The take-away from these conflicting cases, is to make it very clear in your contract upfront the valuation basis for variations – meaning both employer and contractor are aware of the risks of applying and accepting variations. Equally important is the need for robust record keeping – including time records – so that all incurred costs can be justified and claimed.
One Contract does not fit all
However, when it comes to variations – or compensation events as they are referred to in the ever more popular NEC3 suite of contracts – then caution must be the watch word. Gone are the days when you quoted a price for a variation and would normally be paid for it. If a change is made to a contract, there are specific conditions on when and how you notify the other party of the change. Failing to comply with these notification requirements could limit your ability to recover costs.
In terms of valuations of variations, there are numerous methods depending on the type of contract and contract terms. These can have very serious implications on the bottom line of your project at completion.
Failure to appreciate these nuances and the subtle differences that can exist between the various types of commonly used contracts can mean that contractors find themselves deprived of payments for no other reason other than poor contract administration.

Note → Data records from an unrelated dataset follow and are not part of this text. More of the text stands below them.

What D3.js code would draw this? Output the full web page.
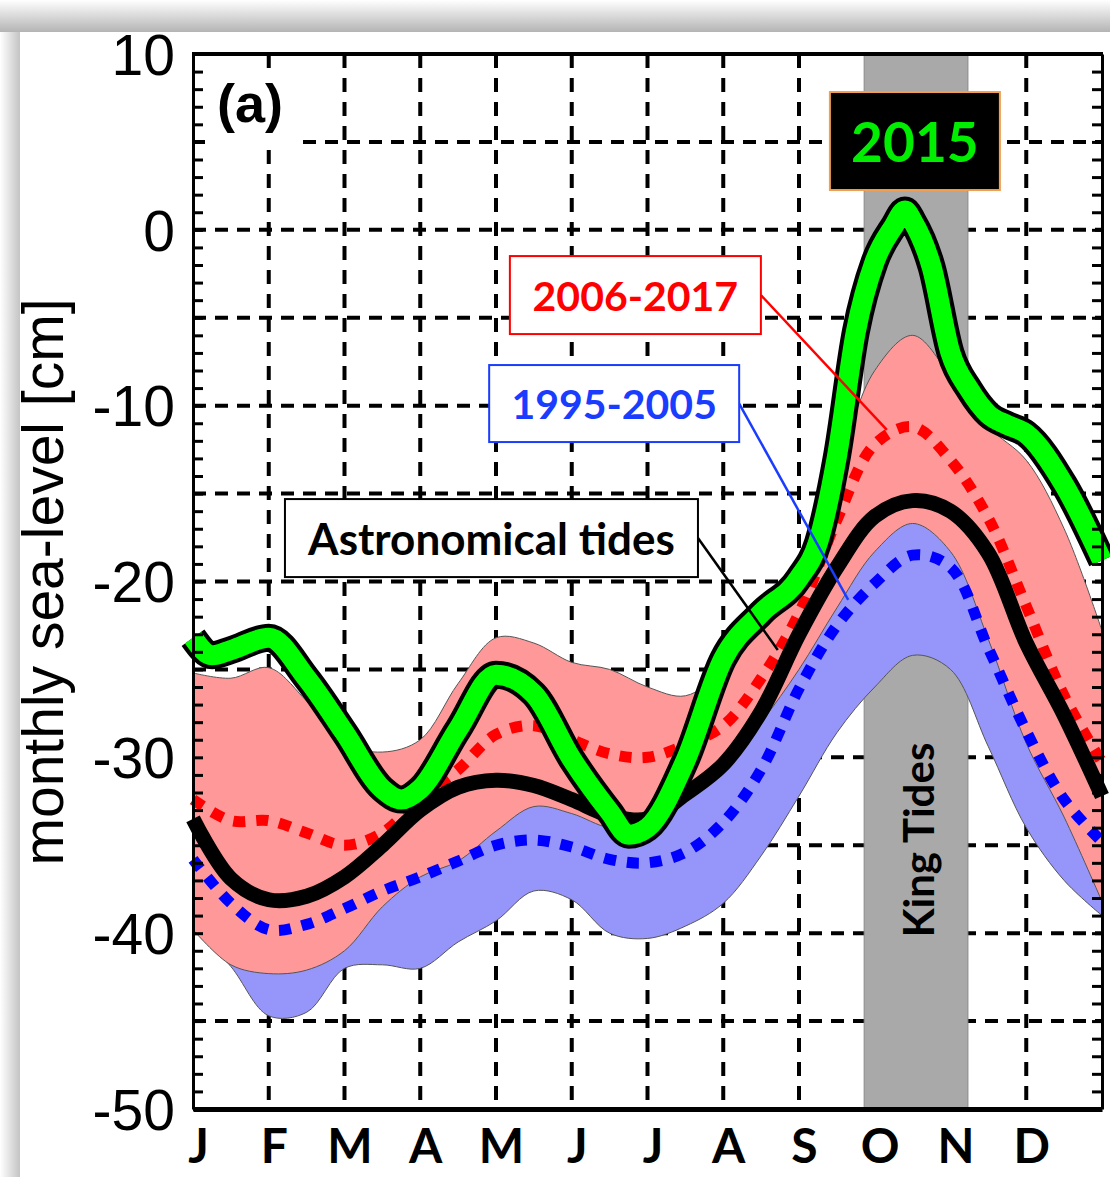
<!DOCTYPE html>
<html>
<head>
<meta charset="utf-8">
<script src="https://cdn.jsdelivr.net/npm/d3@7"></script>
<style>
  body { margin: 0; background: #fff; }
  svg { display: block; }
</style>
</head>
<body>
<div id="chart"></div>
<script>
// month labels along the bottom
const months = ["J", "F", "M", "A", "M", "J", "J", "A", "S", "O", "N", "D"];
const yTicks = [10, 0, -10, -20, -30, -40, -50];

// half-month sample grid (months since 1 Jan)
const gridT = [0, 0.5, 1, 1.5, 2, 2.5, 3, 3.5, 4, 4.5, 5, 5.5, 6, 6.5, 7, 7.5, 8, 8.5, 9, 9.5, 10, 10.5, 11, 11.5, 12];

// astronomical tides (black)
const astroTide = [-33.5, -36.9, -38.1, -37.9, -36.8, -35.0, -33.0, -31.7, -31.3, -31.6, -32.4, -33.3, -33.5, -32.1, -30.4, -27.4, -23.0, -19.2, -16.3, -15.4, -16.0, -18.4, -23.5, -27.6, -32.2];

// 2006-2017 mean and range
const mean0617  = [-32.4, -33.6, -33.6, -34.3, -35.0, -34.3, -32.3, -30.7, -28.7, -28.2, -29.0, -29.8, -30.0, -29.3, -28.2, -25.5, -21.8, -16.5, -12.2, -11.2, -13.1, -16.4, -21.4, -26.5, -30.3];
const upper0617 = [-25.2, -25.5, -24.9, -26.8, -29.2, -29.7, -29.0, -25.8, -23.2, -23.5, -24.6, -25.0, -26.0, -26.5, -25.0, -22.0, -18.5, -13.5, -8.0, -6.0, -8.3, -11.2, -13.1, -17.0, -22.8];
const lower0617 = [-39.8, -41.8, -42.3, -42.1, -41.0, -38.5, -36.8, -35.9, -34.2, -32.8, -33.2, -34.0, -33.8, -32.0, -30.5, -28.0, -25.0, -21.5, -18.3, -16.7, -18.3, -23.3, -29.2, -33.4, -38.2];

// 1995-2005 mean and range
const mean9505  = [-35.8, -38.3, -39.8, -39.5, -38.6, -37.6, -36.8, -35.9, -35.0, -34.7, -35.1, -35.8, -36.0, -35.4, -33.7, -30.7, -26.1, -22.5, -20.1, -18.5, -19.2, -23.8, -28.5, -32.4, -34.8];
const upper9505 = [-31.8, -34.3, -35.8, -35.5, -34.6, -33.6, -32.8, -31.9, -31.0, -30.7, -31.1, -31.8, -32.0, -31.4, -29.7, -26.7, -22.1, -18.5, -16.1, -14.5, -15.2, -19.8, -24.5, -28.4, -30.8];
const lower9505 = [-39.6, -41.9, -44.7, -44.5, -42.0, -41.8, -42.0, -40.5, -39.3, -37.6, -38.1, -40.0, -40.3, -39.6, -38.3, -35.6, -32.2, -28.6, -26.0, -24.2, -25.0, -29.4, -34.0, -37.0, -39.0];

// 2015 (green)
const t2015   = [0, 0.25, 0.5, 1, 1.5, 2, 2.5, 2.75, 3, 3.5, 4, 4.5, 5, 5.5, 5.75, 6, 6.5, 7, 7.5, 8, 8.25, 8.5, 8.75, 9, 9.25, 9.4, 9.5, 9.75, 10, 10.25, 10.5, 10.75, 11, 11.5, 12];
const sea2015 = [-23.2, -24.2, -23.9, -23.2, -25.5, -28.6, -31.8, -32.4, -31.8, -28.4, -25.3, -26.4, -30.1, -33.1, -34.4, -34.0, -30.2, -24.4, -21.8, -19.8, -17.8, -12.9, -5.8, -1.8, 0.2, 1.1, 0.5, -2.1, -7.0, -9.1, -10.5, -11.1, -11.6, -14.5, -18.8];

const kingTides = [8.86, 10.23];

const W = 1110, H = 1177;
const x = d3.scaleLinear().domain([0, 12]).range([193, 1102]);
const y = d3.scaleLinear().domain([-50, 10]).range([1109, 54]);

const svg = d3.select("#chart").append("svg")
  .attr("width", W)
  .attr("height", H);

// drop shadow of the pasted figure
const defs = svg.append("defs");
const gTop = defs.append("linearGradient").attr("id", "shTop").attr("x1", 0).attr("y1", 0).attr("x2", 0).attr("y2", 1);
gTop.append("stop").attr("offset", "0%").attr("stop-color", "#ffffff");
gTop.append("stop").attr("offset", "100%").attr("stop-color", "#b4b4b4");
const gLeft = defs.append("linearGradient").attr("id", "shLeft").attr("x1", 0).attr("y1", 0).attr("x2", 1).attr("y2", 0);
gLeft.append("stop").attr("offset", "0%").attr("stop-color", "#ffffff");
gLeft.append("stop").attr("offset", "100%").attr("stop-color", "#c4c4c4");

svg.append("rect").attr("x", 0).attr("y", 0).attr("width", W).attr("height", 32).attr("fill", "url(#shTop)");
svg.append("rect").attr("x", 0).attr("y", 32).attr("width", 20).attr("height", H - 32).attr("fill", "url(#shLeft)");

// dashed grid
const grid = svg.append("g");
grid.selectAll(".hg").data(d3.range(-45, 10, 5)).join("line")
  .attr("x1", x(0)).attr("x2", x(12))
  .attr("y1", d => y(d)).attr("y2", d => y(d))
  .attr("stroke", "#000").attr("stroke-width", 4).attr("stroke-dasharray", "13 9");
grid.selectAll(".vg").data(d3.range(1, 12)).join("line")
  .attr("x1", d => x(d)).attr("x2", d => x(d))
  .attr("y1", y(10)).attr("y2", y(-50))
  .attr("stroke", "#000").attr("stroke-width", 4).attr("stroke-dasharray", "14 10");

// panel label (a) sits on a white patch
svg.append("rect").attr("x", 205).attr("y", 78).attr("width", 93).attr("height", 68).attr("fill", "#fff");
svg.append("text").attr("x", 217).attr("y", 122)
  .attr("font-family", "Liberation Sans, Arial, sans-serif").attr("font-weight", "bold")
  .attr("font-size", 54).text("(a)");

// King Tides band
svg.append("rect")
  .attr("x", x(kingTides[0])).attr("y", y(10))
  .attr("width", x(kingTides[1]) - x(kingTides[0])).attr("height", y(-50) - y(10))
  .attr("fill", "#a9a9a9").attr("stroke", "#8a8a8a").attr("stroke-width", 1);

// ranges
const bandArea = (lo, hi) => d3.area()
  .x((d, i) => x(gridT[i]))
  .y0((d, i) => y(lo[i]))
  .y1((d, i) => y(hi[i]))
  .curve(d3.curveCatmullRom.alpha(0.5));

svg.append("path").datum(gridT).attr("d", bandArea(lower9505, upper9505))
  .attr("fill", "#9696fa").attr("stroke", "#555").attr("stroke-width", 1);
svg.append("path").datum(gridT).attr("d", bandArea(lower0617, upper0617))
  .attr("fill", "#ff9999").attr("stroke", "#555").attr("stroke-width", 1);

const lineOf = vals => d3.line()
  .x((d, i) => x(gridT[i]))
  .y((d, i) => y(vals[i]))
  .curve(d3.curveCatmullRom.alpha(0.5));

svg.append("path").datum(gridT).attr("d", lineOf(mean0617))
  .attr("fill", "none").attr("stroke", "#ff0000").attr("stroke-width", 11).attr("stroke-dasharray", "12 11");
svg.append("path").datum(gridT).attr("d", lineOf(mean9505))
  .attr("fill", "none").attr("stroke", "#0000ff").attr("stroke-width", 11).attr("stroke-dasharray", "12 11");
svg.append("path").datum(gridT).attr("d", lineOf(astroTide))
  .attr("fill", "none").attr("stroke", "#000").attr("stroke-width", 15);

// 2015, green with black outline
const line2015 = d3.line()
  .x((d, i) => x(t2015[i]))
  .y((d, i) => y(sea2015[i]))
  .curve(d3.curveMonotoneX);
svg.append("path").datum(t2015).attr("d", line2015)
  .attr("fill", "none").attr("stroke", "#000").attr("stroke-width", 28).attr("stroke-linejoin", "round");
svg.append("path").datum(t2015).attr("d", line2015)
  .attr("fill", "none").attr("stroke", "#00ff00").attr("stroke-width", 20).attr("stroke-linejoin", "round");

// axes frame with inward minor ticks
const minor = d3.range(-50, 11, 1);
svg.append("g").attr("transform", `translate(${x(0)},0)`)
  .call(d3.axisLeft(y).tickValues(minor).tickSize(-10).tickSizeOuter(0).tickFormat(""))
  .call(g => g.selectAll("line,path").attr("stroke", "#000").attr("stroke-width", 3));
svg.append("g").attr("transform", `translate(${x(12)},0)`)
  .call(d3.axisRight(y).tickValues(minor).tickSize(-10).tickSizeOuter(0).tickFormat(""))
  .call(g => g.selectAll("line,path").attr("stroke", "#000").attr("stroke-width", 3));
svg.append("line").attr("x1", x(0) - 1).attr("x2", x(12) + 1).attr("y1", y(10)).attr("y2", y(10))
  .attr("stroke", "#000").attr("stroke-width", 4);

// y tick labels (plain hyphen, as in the original)
svg.append("g").attr("transform", `translate(${x(0)},2)`)
  .call(d3.axisLeft(y).tickValues(yTicks).tickSize(0).tickPadding(18).tickFormat(d => String(d)))
  .call(g => g.select(".domain").remove())
  .call(g => g.selectAll("text")
    .attr("font-family", "Liberation Sans, Arial, sans-serif")
    .attr("font-size", 57).attr("fill", "#000"));

// month axis
svg.append("g").attr("transform", `translate(0,${y(-50)})`)
  .call(d3.axisBottom(x).tickValues(d3.range(12)).tickFormat(i => months[i]).tickSize(0).tickPadding(20).tickSizeOuter(0))
  .call(g => g.select(".domain").attr("stroke", "#000").attr("stroke-width", 5))
  .call(g => g.selectAll("text")
    .attr("dx", 5)
    .attr("font-family", "Lato, sans-serif").attr("font-weight", "bold")
    .attr("font-size", 48).attr("fill", "#000"));

// y axis title
svg.append("text")
  .attr("transform", "translate(63,582) rotate(-90)")
  .attr("text-anchor", "middle")
  .attr("font-family", "Liberation Sans, Arial, sans-serif")
  .attr("font-size", 57)
  .text("monthly sea-level [cm]");

// King Tides label
svg.append("text")
  .attr("transform", `translate(${x(9.57)},${y(-34.7)}) rotate(-90)`)
  .attr("text-anchor", "middle").attr("dominant-baseline", "central")
  .attr("font-family", "Lato, sans-serif").attr("font-weight", "bold")
  .attr("font-size", 42).text("King Tides");

// callout boxes: centre in data units, size in px, leader end in data units
const notes = [
  { text: "2006-2017", color: "#ff0000", stroke: "#ff0000", fill: "#fff", cx: 5.84, cy: -3.71, w: 251, h: 78, size: 41, to: [9.16, -11.38] },
  { text: "1995-2005", color: "#1a3cff", stroke: "#1a3cff", fill: "#fff", cx: 5.56, cy: -9.88, w: 250, h: 77, size: 41, to: [8.65, -21.05] },
  { text: "Astronomical tides", color: "#000", stroke: "#000", fill: "#fff", cx: 3.94, cy: -17.53, w: 413, h: 78, size: 44, to: [7.72, -23.9] },
  { text: "2015", color: "#00ee00", stroke: "#f0a050", fill: "#000", cx: 9.53, cy: 5.05, w: 170, h: 98, size: 55, to: null }
];

notes.forEach(n => {
  const cx = x(n.cx), cy = y(n.cy);
  if (n.to) {
    svg.append("line")
      .attr("x1", cx + n.w / 2).attr("y1", cy)
      .attr("x2", x(n.to[0])).attr("y2", y(n.to[1]))
      .attr("stroke", n.stroke).attr("stroke-width", 2.5);
  }
  svg.append("rect")
    .attr("x", cx - n.w / 2).attr("y", cy - n.h / 2)
    .attr("width", n.w).attr("height", n.h)
    .attr("fill", n.fill).attr("stroke", n.stroke).attr("stroke-width", 2);
  svg.append("text")
    .attr("x", cx).attr("y", cy)
    .attr("text-anchor", "middle").attr("dominant-baseline", "central")
    .attr("font-family", "Lato, sans-serif").attr("font-weight", "bold")
    .attr("font-size", n.size).attr("fill", n.color)
    .text(n.text);
});
</script>
</body>
</html>
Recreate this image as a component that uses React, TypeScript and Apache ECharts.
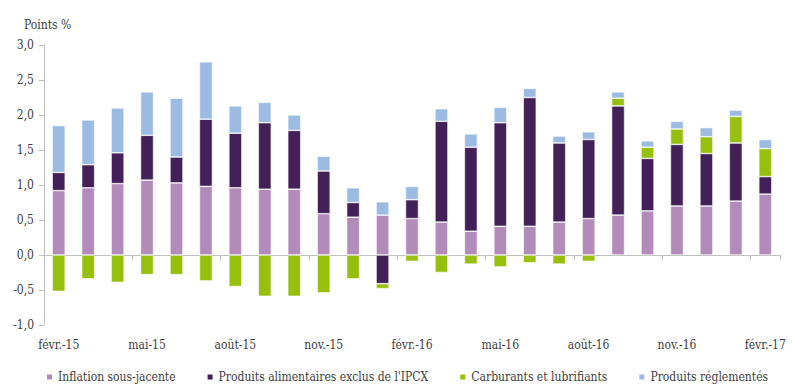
import React, { useEffect, useRef } from "react";
import * as echarts from "echarts";

const categories = [
  "févr.-15", "mars-15", "avr.-15", "mai-15", "juin-15", "juil.-15", "août-15", "sept.-15", "oct.-15",
  "nov.-15", "déc.-15", "janv.-16", "févr.-16", "mars-16", "avr.-16", "mai-16", "juin-16", "juil.-16",
  "août-16", "sept.-16", "oct.-16", "nov.-16", "déc.-16", "janv.-17", "févr.-17",
];

const inflationSousJacente = [
  0.92, 0.96, 1.02, 1.07, 1.03, 0.98, 0.96, 0.94, 0.94, 0.59, 0.54, 0.57,
  0.52, 0.47, 0.34, 0.41, 0.41, 0.47, 0.52, 0.57, 0.63, 0.70, 0.70, 0.77, 0.87,
];
const produitsAlimentaires = [
  0.26, 0.33, 0.44, 0.64, 0.37, 0.96, 0.78, 0.95, 0.84, 0.61, 0.21, -0.41,
  0.27, 1.44, 1.20, 1.48, 1.84, 1.13, 1.13, 1.56, 0.75, 0.88, 0.75, 0.83, 0.25,
];
const carburants = [
  -0.52, -0.34, -0.39, -0.28, -0.28, -0.37, -0.45, -0.59, -0.59, -0.54, -0.34, -0.07,
  -0.09, -0.25, -0.13, -0.17, -0.11, -0.13, -0.09, 0.11, 0.16, 0.22, 0.24, 0.38, 0.40,
];
const produitsReglementes = [
  0.67, 0.64, 0.64, 0.62, 0.84, 0.82, 0.39, 0.29, 0.22, 0.21, 0.21, 0.19,
  0.19, 0.18, 0.19, 0.22, 0.13, 0.10, 0.11, 0.09, 0.09, 0.11, 0.13, 0.09, 0.13,
];
const yTicks = [-1, -0.5, 0, 0.5, 1, 1.5, 2, 2.5, 3];

const seriesNames = [
  "Inflation sous-jacente",
  "Produits alimentaires exclus de l'IPCX",
  "Carburants et lubrifiants",
  "Produits réglementés",
];
const colors = ["#b28bba", "#432158", "#97bf0d", "#9cbbe3"];
const TEXT = "#404040";
const FONT = "DejaVu Serif Condensed";

export default function App() {
  const ref = useRef<HTMLDivElement>(null);
  useEffect(() => {
    if (!ref.current) return;
    const chart = echarts.init(ref.current, undefined, { renderer: "svg" });
    const data = [inflationSousJacente, produitsAlimentaires, carburants, produitsReglementes];
    chart.setOption({
      animation: false,
      title: {
        text: "Points %",
        left: 19,
        top: 14,
        textStyle: { fontFamily: FONT, fontSize: 12, fontWeight: "normal", color: TEXT },
      },
      grid: { left: 44, right: 13, top: 45, bottom: 67 },
      legend: {
        bottom: 4,
        left: 40,
        itemWidth: 7,
        itemHeight: 7,
        itemGap: 30,
        icon: "rect",
        textStyle: { fontFamily: FONT, fontSize: 12, color: TEXT },
        data: seriesNames,
      },
      xAxis: [
        {
          type: "category",
          data: categories,
          axisLine: { onZero: true, lineStyle: { color: "#bfbfbf", width: 1 } },
          axisTick: { show: true, interval: 2, length: 5, lineStyle: { color: "#bfbfbf" } },
          axisLabel: { show: false },
        },
        {
          type: "category",
          data: categories,
          position: "bottom",
          axisLine: { show: false, onZero: false },
          axisTick: { show: false },
          axisLabel: {
            interval: 2,
            margin: 14,
            fontFamily: FONT,
            fontSize: 12,
            color: TEXT,
          },
        },
      ],
      yAxis: {
        type: "value",
        min: -1,
        max: 3,
        interval: 0.5,
        axisLine: { show: true, lineStyle: { color: "#bfbfbf" } },
        axisTick: { show: true, length: 5, lineStyle: { color: "#bfbfbf" } },
        splitLine: { show: false },
        axisLabel: {
          margin: 10,
          fontFamily: FONT,
          fontSize: 12,
          color: TEXT,
          formatter: (v: number) => (yTicks.includes(v) ? v.toFixed(1).replace(".", ",") : ""),
        },
      },
      series: seriesNames.map((name, i) => ({
        name,
        type: "bar",
        stack: "total",
        xAxisIndex: 0,
        barWidth: 13,
        data: data[i],
        itemStyle: { color: colors[i], borderColor: "#ffffff", borderWidth: 0.6 },
      })),
    });
    return () => chart.dispose();
  }, []);
  return (
    <div
      ref={ref}
      style={{ position: "absolute", left: 0, top: 0, width: 793, height: 392 }}
    />
  );
}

Key Points with Variations:
Variations to a project can happen on a day to day basis, and although considered simple at the time – cumulatively they can turn into a minefield if they are not properly managed.
Here are some tips on how to avoid the pitfalls that can be caused by contract variations:
- Have a comprehensive project scope at outset agreed by all interested parties.
- Ensure risk and regulatory assessments are done prior to contract tendering.
- Produce a clear and precise contract – check with engineering experts the terms are realistic and can be executed.
- Provide a full suite of supporting documents to complement the contract.
- Make sure you have robust internal project reporting and recording keeping.
- Have an effective contract administration process so variations can be identified and reported according to contract terms.